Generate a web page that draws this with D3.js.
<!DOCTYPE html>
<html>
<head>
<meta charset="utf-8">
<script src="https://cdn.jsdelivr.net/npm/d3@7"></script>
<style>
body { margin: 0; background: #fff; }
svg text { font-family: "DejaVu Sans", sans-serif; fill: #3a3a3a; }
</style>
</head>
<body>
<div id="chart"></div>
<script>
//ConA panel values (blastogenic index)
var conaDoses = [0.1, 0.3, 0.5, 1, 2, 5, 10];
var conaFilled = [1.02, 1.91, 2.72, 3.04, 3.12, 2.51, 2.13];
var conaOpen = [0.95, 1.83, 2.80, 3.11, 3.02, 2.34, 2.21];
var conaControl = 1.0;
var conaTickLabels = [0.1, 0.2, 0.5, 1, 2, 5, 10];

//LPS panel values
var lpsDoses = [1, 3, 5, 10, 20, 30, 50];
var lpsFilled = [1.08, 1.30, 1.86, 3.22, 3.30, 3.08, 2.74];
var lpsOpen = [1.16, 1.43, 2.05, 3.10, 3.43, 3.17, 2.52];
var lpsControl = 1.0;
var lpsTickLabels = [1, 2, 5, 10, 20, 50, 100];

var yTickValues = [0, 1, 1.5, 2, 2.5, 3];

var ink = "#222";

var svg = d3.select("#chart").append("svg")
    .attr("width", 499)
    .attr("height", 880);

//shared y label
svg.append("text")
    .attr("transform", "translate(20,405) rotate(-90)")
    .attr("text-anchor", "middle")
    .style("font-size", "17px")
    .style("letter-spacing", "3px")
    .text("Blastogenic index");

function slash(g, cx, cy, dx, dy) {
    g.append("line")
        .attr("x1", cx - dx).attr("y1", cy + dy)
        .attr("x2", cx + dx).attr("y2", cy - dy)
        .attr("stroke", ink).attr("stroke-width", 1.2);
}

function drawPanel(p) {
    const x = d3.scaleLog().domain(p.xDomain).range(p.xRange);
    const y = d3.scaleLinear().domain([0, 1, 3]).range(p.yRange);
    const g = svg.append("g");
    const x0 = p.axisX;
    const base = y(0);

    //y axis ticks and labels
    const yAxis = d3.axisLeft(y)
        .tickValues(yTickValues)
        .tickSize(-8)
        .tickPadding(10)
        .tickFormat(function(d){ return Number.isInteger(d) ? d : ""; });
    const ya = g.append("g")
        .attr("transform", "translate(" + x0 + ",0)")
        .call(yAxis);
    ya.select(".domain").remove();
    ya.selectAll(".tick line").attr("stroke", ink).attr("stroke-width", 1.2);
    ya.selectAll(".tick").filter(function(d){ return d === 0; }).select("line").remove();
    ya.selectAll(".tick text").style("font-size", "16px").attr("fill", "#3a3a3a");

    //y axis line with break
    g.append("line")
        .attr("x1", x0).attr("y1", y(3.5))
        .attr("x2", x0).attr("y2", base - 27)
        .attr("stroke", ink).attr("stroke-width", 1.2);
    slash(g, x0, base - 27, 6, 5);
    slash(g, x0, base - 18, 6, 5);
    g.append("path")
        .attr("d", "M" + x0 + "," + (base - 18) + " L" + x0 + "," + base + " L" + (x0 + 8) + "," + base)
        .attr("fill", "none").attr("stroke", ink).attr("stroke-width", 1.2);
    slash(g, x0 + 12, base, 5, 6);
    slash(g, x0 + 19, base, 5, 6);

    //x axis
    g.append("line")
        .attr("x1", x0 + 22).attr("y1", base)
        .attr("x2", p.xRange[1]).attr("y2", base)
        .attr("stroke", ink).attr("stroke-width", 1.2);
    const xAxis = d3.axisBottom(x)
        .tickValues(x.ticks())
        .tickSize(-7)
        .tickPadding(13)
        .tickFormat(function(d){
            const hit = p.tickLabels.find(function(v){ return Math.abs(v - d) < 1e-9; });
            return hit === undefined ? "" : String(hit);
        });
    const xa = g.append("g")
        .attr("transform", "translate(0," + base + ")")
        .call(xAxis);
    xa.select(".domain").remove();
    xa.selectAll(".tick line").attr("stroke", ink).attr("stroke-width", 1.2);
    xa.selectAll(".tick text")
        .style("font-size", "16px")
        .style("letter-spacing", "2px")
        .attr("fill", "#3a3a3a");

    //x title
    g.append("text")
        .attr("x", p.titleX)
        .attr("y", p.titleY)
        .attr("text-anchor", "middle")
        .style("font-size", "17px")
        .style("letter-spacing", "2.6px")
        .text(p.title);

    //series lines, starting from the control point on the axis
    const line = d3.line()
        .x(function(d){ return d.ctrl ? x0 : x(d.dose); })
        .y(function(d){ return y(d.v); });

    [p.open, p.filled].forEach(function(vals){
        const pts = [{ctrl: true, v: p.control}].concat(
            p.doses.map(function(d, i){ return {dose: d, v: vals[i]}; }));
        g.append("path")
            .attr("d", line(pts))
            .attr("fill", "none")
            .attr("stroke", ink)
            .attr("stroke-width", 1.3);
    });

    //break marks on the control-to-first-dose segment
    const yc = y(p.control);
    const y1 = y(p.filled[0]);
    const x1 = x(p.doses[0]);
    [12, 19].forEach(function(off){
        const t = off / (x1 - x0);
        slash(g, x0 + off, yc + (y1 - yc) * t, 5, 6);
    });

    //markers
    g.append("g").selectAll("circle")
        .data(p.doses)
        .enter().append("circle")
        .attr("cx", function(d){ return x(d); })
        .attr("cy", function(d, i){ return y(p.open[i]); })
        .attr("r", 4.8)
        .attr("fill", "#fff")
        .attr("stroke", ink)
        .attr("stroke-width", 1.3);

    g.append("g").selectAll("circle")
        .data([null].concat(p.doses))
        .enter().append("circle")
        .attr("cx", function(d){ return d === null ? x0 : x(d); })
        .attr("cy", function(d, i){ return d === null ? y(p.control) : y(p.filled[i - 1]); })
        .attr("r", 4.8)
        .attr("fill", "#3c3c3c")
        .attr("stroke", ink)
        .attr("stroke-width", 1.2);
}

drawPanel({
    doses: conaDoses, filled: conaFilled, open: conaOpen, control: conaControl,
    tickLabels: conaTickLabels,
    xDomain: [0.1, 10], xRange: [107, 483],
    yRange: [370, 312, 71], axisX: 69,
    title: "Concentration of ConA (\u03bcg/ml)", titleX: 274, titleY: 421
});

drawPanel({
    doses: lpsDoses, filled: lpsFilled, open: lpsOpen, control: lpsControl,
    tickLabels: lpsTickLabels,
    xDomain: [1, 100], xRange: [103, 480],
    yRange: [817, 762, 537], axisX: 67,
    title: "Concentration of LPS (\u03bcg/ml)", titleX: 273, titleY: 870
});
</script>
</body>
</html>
════════
TASK PROMPT ::
Quote verbatim the opening lines of the listing above, ending with the line where "var lpsTickLabels = [1, 2, 5, 10, 20, 50, 100];" appears; include both endpoints and nothing more.

SOLUTION BELOW ::
Generate a web page that draws this with D3.js.
<!DOCTYPE html>
<html>
<head>
<meta charset="utf-8">
<script src="https://cdn.jsdelivr.net/npm/d3@7"></script>
<style>
body { margin: 0; background: #fff; }
svg text { font-family: "DejaVu Sans", sans-serif; fill: #3a3a3a; }
</style>
</head>
<body>
<div id="chart"></div>
<script>
//ConA panel values (blastogenic index)
var conaDoses = [0.1, 0.3, 0.5, 1, 2, 5, 10];
var conaFilled = [1.02, 1.91, 2.72, 3.04, 3.12, 2.51, 2.13];
var conaOpen = [0.95, 1.83, 2.80, 3.11, 3.02, 2.34, 2.21];
var conaControl = 1.0;
var conaTickLabels = [0.1, 0.2, 0.5, 1, 2, 5, 10];

//LPS panel values
var lpsDoses = [1, 3, 5, 10, 20, 30, 50];
var lpsFilled = [1.08, 1.30, 1.86, 3.22, 3.30, 3.08, 2.74];
var lpsOpen = [1.16, 1.43, 2.05, 3.10, 3.43, 3.17, 2.52];
var lpsControl = 1.0;
var lpsTickLabels = [1, 2, 5, 10, 20, 50, 100];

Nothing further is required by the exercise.